Nine’s disinterest in regional media doesn’t just extend to the recently-acquired regional newspaper group it’s trying to offload. Last week, less than two years after rolling out new, standalone newsrooms across regional Australia, Nine closed two of its Queensland newsrooms to cut costs.
The network opened the Toowoomba and Mackay newsrooms in the second half of 2017, after regional network WIN changed its affiliation from Nine to Ten, and announced to staff on Friday they would be closing.
As Crikey reported yesterday, Nine’s current regional affiliate Southern Cross — in whose offices most of Nine’s regional newsrooms were based — declared in its interim results that the regional television operations had no intangible value. It cut the book valuation of the operations by more than $226.9 million.
And in Nine’s interim results, also announced yesterday, the network confirmed what was already known: that its network of regional and community newspapers (Australian Community Media), acquired with the rest of Fairfax Media last year, was for sale. The group includes 130 newspapers across the country, mostly small and regional but including The Canberra Times. The New Zealand titles acquired in the Fairfax takeover are also on the market.

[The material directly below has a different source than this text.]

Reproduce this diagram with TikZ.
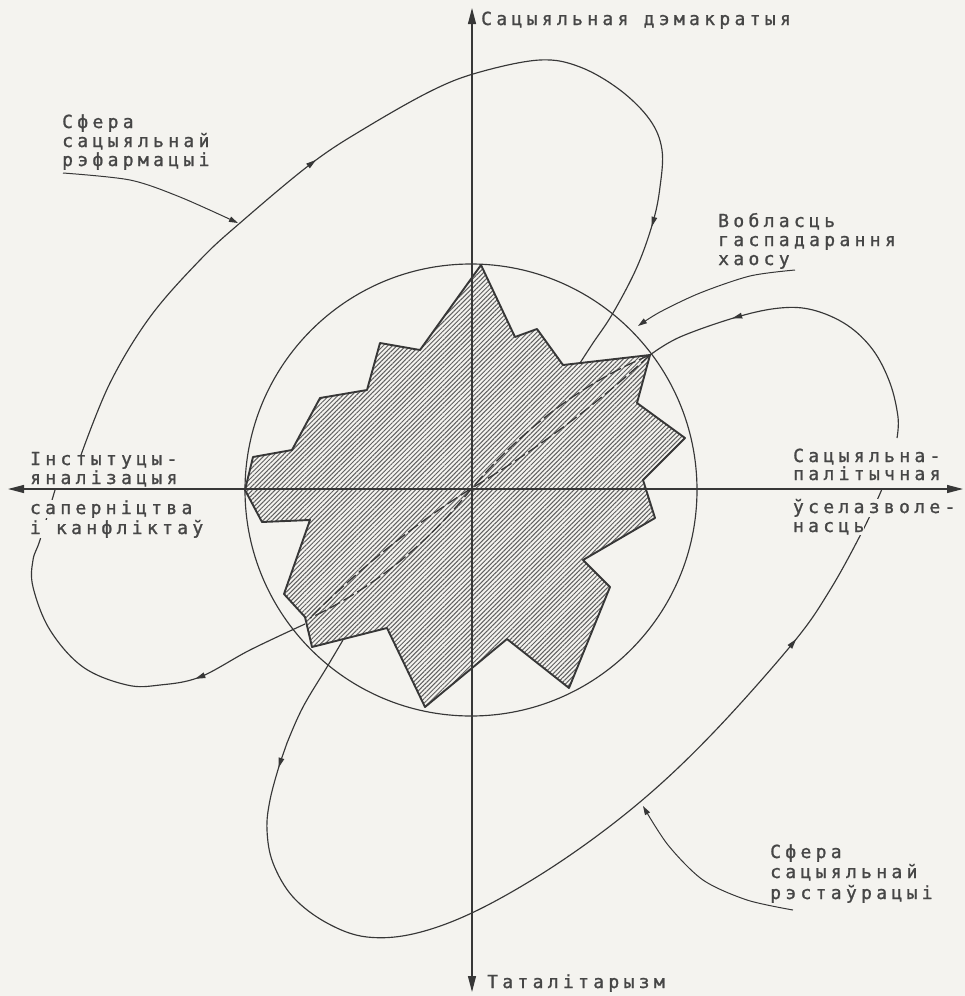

CEO Hugh Marks told The Australian:
In terms of ACM and New Zealand, interested parties are in due diligence. Subject to receiving I think offers that represent acceptable value for our shareholders, I certainly anticipate seeking to complete that process in this financial year.
The Queensland closures have been quietly dealt with. Nine wouldn’t comment to Crikey further than the email that head of regional news Mike Dalton sent to staff. The email said the nine staff affected would be redeployed across the network where possible, and this had already happened for nearly half of them:
Nine would like to reassure staff these changes in no way reflect upon employees’ efforts or professionalism over the past two years.
A spokeswoman told The Daily Mercury the changes were purely about savings: “This is where they see the savings happening. That’s not a message to the journos. The aim is, we want to keep everybody on board.”
Toowoomba will now get a south-east Queensland bulletin without having journalists based in the city, and Mackay will also be shown a regional bulletin with local weather, and state and local news. The other five newsrooms in Queensland will remain in place, as will the four each in Victoria and southern NSW.
Dalton spoke to Crikey in the middle of the roll-out, spruiking the 110 new jobs and Nine’s commitment to regional, local journalism. He acknowledged that Queensland would be a tough market, but thought the bulletins with local newsrooms and presented out of Brisbane would be a success.
“If Nine does news it does it properly,” he said. “It’s Nine’s reputation as a brand … We want to tell local stories. There’s so many regional stories out there that don’t get told and we want to tell those stories. It’s a good news story all up that we’re investing in the industry.”